There are too many places with incomplete or incorrect regular expressions scattered on the Internet and books are reluctant to list them because the author would likely have to compose an errata at some point. So, I am compiling a list of regular expressions (although these may also be incorrect, they are at least in one place). One decent source is the Regexp::Common module available from CPAN. However, I was prompted to maintain this page when I discovered Regexp::Common::net's (v2.120) regular expression for a decimal IPv4 address unit of (?k:25[0-5]|2[0-4][0-9]|[0-1]?[0-9]{1,2}) was incorrect because it would accept '05' as a decimal IP unit (which is octal) and it does not have an IPv6 regular expression.

CSV

[edit]

my $CSV_REGEXP = qr/,(?=(?:[^\"]*\"[^\"]*\")*(?![^\"]*\"))/;
my $tsv = join( "\t", split( $CSV_REGEXP, $csv ));

This does not remove the double-quotes which are now superfluous.

Decimal Number

[edit]

my $DECIMAL_REGEXP = qr/^([-+]?(?:(?:\d+\.?\d*)|(?:\d*\.?\d+)))$/;

Domain Name

[edit]

This regular expression merely ensures the domain only contains valid characters and checks for constituent domain length between 1 and 63.
my $DOMAINNAME_CHARSET_REGEXP = qr/[\w\-]/;
my $DOMAINNAME_UQ_REGEXP = qr/(?:(?:$DOMAINNAME_CHARSET_REGEXP){1,63})(?:\.(?:$DOMAINNAME_CHARSET_REGEXP){1,63})*/;

One can either use the specific or more general top-level domain regular expression.
my $DOMAINNAME_TLD_ENUM_REGEXP = qr/(?:\.[a-zA-Z]{2}|(?i:aero|biz|com|gov|info|jobs|museum|name|net|org))/i;
my $DOMAINNAME_TLD_REGEXP = qr/(?:\.[a-zA-Z]{2,6})/;
my $DOMAINNAME_FQ_REGEXP = $DOMAINNAME_UQ_REGEXP . $DOMAINNAME_TLD_REGEXP;

This regular expression excludes hyphens at the beginning, after a dot, consecutively, before a dot, and at the end.
my $DOMAINNAME_MISPLACED_HYPHENS_REGEXP = qr/(?:\A\-)|(?:\.\-)|(?:\-\-)|(?:\-\.)|(?:\-\z)/;

Keep in mind that something as simple as the word "a" or the text "0.7-1.2" matches as an unqualified hostname.
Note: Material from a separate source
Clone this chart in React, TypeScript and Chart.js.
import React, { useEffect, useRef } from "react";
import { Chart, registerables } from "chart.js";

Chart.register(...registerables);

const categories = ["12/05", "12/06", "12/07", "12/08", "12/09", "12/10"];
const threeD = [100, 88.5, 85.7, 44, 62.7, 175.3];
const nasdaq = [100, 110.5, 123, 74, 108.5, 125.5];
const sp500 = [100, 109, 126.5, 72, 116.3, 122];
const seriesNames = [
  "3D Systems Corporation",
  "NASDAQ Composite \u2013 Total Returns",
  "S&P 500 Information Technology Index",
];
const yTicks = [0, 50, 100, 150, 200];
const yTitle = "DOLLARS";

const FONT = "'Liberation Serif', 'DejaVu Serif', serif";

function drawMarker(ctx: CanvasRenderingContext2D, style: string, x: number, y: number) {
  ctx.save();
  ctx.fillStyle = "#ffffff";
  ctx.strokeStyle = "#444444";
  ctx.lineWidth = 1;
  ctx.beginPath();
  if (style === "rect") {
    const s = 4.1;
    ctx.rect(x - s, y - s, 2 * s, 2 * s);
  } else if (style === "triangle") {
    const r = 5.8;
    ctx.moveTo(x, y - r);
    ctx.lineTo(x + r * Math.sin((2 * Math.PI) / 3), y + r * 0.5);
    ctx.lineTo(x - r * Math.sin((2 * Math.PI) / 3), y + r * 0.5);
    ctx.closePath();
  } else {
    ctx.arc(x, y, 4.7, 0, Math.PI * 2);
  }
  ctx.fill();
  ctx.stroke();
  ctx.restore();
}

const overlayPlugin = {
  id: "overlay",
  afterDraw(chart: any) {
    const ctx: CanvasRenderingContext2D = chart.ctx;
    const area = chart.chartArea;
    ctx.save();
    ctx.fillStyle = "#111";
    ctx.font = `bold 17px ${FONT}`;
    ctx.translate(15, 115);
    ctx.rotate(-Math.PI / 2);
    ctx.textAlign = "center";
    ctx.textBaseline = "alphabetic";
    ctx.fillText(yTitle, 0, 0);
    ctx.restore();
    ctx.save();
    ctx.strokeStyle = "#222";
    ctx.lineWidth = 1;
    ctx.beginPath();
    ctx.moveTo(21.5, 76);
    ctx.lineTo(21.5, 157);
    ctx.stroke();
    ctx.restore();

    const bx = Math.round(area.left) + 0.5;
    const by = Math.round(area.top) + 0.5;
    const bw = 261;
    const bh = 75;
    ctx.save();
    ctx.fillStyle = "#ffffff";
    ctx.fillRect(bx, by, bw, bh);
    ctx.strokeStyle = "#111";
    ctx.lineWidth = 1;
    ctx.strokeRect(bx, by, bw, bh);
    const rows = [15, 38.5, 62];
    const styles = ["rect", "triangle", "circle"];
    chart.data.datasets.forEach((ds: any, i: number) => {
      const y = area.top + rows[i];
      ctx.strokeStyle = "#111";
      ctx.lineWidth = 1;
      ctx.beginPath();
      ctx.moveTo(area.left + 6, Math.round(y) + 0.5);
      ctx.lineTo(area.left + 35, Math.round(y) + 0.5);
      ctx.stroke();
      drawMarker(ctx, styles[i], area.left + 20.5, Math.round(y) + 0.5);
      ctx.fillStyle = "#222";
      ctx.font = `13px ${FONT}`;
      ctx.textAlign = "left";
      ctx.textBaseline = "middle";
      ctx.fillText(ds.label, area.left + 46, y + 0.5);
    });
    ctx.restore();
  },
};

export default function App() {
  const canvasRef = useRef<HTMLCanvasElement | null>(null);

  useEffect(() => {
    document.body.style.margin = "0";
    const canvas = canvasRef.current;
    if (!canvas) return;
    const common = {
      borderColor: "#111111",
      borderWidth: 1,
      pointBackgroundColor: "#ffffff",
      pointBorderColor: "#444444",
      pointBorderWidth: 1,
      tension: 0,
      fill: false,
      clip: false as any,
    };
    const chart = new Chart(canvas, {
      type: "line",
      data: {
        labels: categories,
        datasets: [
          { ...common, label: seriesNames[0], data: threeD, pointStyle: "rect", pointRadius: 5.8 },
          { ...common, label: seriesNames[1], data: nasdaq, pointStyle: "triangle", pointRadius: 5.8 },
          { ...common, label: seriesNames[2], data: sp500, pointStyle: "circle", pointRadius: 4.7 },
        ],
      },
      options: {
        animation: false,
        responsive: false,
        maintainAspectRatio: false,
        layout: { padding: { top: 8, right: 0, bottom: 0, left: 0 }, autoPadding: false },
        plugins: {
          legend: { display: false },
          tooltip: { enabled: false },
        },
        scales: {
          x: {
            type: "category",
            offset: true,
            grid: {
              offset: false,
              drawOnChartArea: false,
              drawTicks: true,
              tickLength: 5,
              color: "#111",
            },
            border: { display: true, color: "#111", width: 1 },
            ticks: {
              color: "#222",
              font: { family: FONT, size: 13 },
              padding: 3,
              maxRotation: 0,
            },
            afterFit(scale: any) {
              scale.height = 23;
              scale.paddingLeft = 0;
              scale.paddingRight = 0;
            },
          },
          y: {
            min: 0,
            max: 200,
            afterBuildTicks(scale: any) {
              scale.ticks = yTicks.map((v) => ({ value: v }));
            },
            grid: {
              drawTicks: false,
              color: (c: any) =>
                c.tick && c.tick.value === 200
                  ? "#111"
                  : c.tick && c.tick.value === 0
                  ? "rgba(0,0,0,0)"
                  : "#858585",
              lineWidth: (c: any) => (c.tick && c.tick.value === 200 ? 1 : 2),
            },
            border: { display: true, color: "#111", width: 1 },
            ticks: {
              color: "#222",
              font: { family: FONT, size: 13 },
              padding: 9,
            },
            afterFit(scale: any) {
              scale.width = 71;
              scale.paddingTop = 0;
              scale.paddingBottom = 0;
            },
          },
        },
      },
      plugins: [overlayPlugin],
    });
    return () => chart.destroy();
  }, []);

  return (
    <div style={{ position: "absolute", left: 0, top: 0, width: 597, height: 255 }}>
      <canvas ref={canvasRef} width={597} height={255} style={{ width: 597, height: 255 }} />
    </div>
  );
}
So, this regular expression is good for validation, but not for searching.
my $domainLength_i = length( $hostName_str );
my $isValidDomainLength_b = (($domainLength_i >= 1) && ($domainLength_i <= 255));
my $isUqDomainName_b = ($isValidDomainLength_b && ($hostName_str !~ $DOMAINNAME_MISPLACED_HYPHENS_REGEXP) && ($hostName_str =~ $DOMAINNAME_UQ_REGEXP));

This is much better suited for searching.
my $isFqDomainName_b = ($isUqDomainName_b && ($hostName_str =~ $DOMAINNAME_TLD_REGEXP));

Here is a reasonable one-line regular expression that does not check for overall length greater than 255 or misplaced hyphens.
my $DOMAINNAME_FQ_REASONABLE_REGEXP = qr/(?:[\w\-]{1,63})(?:\.[\w\-]{1,63})*(?:\.[a-zA-Z]{2,6})/;

E-Mail Address / Username

[edit]

my $USERNAME_CHARSET_REGEXP = qr/[\w\!\#\$\%\&\'\`\*\+\/\=\?\^\{\|\}\~\-]/;
my $USERNAME_REASONABLE_REGEXP = qr/(?:$USERNAME_CHARSET_REGEXP)+(?:\.(?:$USERNAME_CHARSET_REGEXP)+)*/;
my $EMAIL_REASONABLE_REGEXP = $USERNAME_REASONABLE_REGEXP . qr/\@/ . $HOSTNAME_FQ_REGEXP;

IP Address

[edit]

my $IP4_REGEXP = qr/(?:\d|[1-9]\d|1\d{2}|2[0-4]\d|25[0-5])(?:\.\d|[1-9]\d|1\d{2}|2[0-4]\d|25[0-5]){3}/;
my $IP6_REGEXP = qr/(?:[\dA-Fa-f]{1,4})(?:\:[\dA-Fa-f]{0,4}){6}(?:\:[\dA-Fa-f]{1,4})/;
my $IP_REGEXP = $IP4_REGEXP . qr/|/ . $IP6_REGEXP;

MAC Address

[edit]

my $MAC_REGEXP = qr/(?:[0-9a-fA-F]{1,2}){6}/;

URI

[edit]

my $URI_REGEXP = qr/(?:([^:\/?#]+):)?(?:\/\/([^\/?#]*))?([^?#]*)(?:\?([^#]*))?(?:#(.*))?/;
my($scheme, $authority, $path, $query, $fragment) = $uri =~ m/$URI_REGEXP/;